4 Artikel 9 Absatz 1 des Übereinkommens über handelsbezogene Aspekte der Rechte des geistigen Eigentums lautet:
„(1) Die Mitglieder befolgen die Artikel 1 bis 21 der Berner Übereinkunft (1971) und den Anhang dazu. Die Mitglieder haben jedoch aufgrund dieses Übereinkommens keine Rechte oder Pflichten in Bezug auf die in Artikel 6 bis der Übereinkunft gewährten oder die daraus abgeleiteten Rechte.”

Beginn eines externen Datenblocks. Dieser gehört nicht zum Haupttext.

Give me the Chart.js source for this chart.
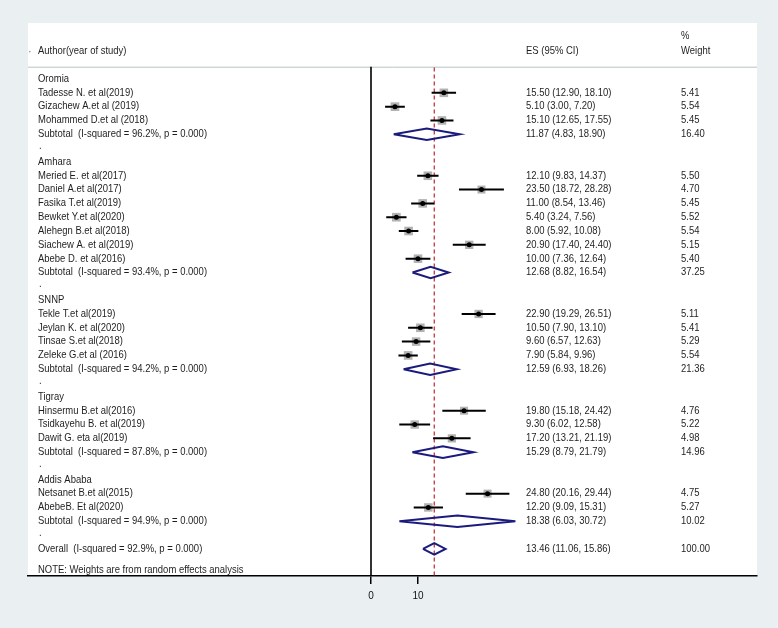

5 Artikel 11 der Berner Übereinkunft zum Schutz von Werken der Literatur und Kunst (Pariser Fassung vom 24. Juli 1971) in der am 28. September 1979 geänderten Fassung (im Folgenden: Berner Übereinkunft) bestimmt:
„Die Urheber von dramatischen, dramatisch-musikalischen und musikalischen Werken genießen das ausschließliche Recht, zu erlauben:
i) die öffentliche Aufführung ihrer Werke einschließlich der öffentlichen Aufführung durch irgendein Mittel oder Verfahren,
ii) die öffentliche Übertragung der Aufführung ihrer Werke durch irgendein Mittel.
- Die gleichen Rechte werden den Urhebern dramatischer oder dramatisch-musikalischer Werke während der ganzen Dauer ihrer Rechte am Originalwerk hinsichtlich der Übersetzung ihrer Werke gewährt.”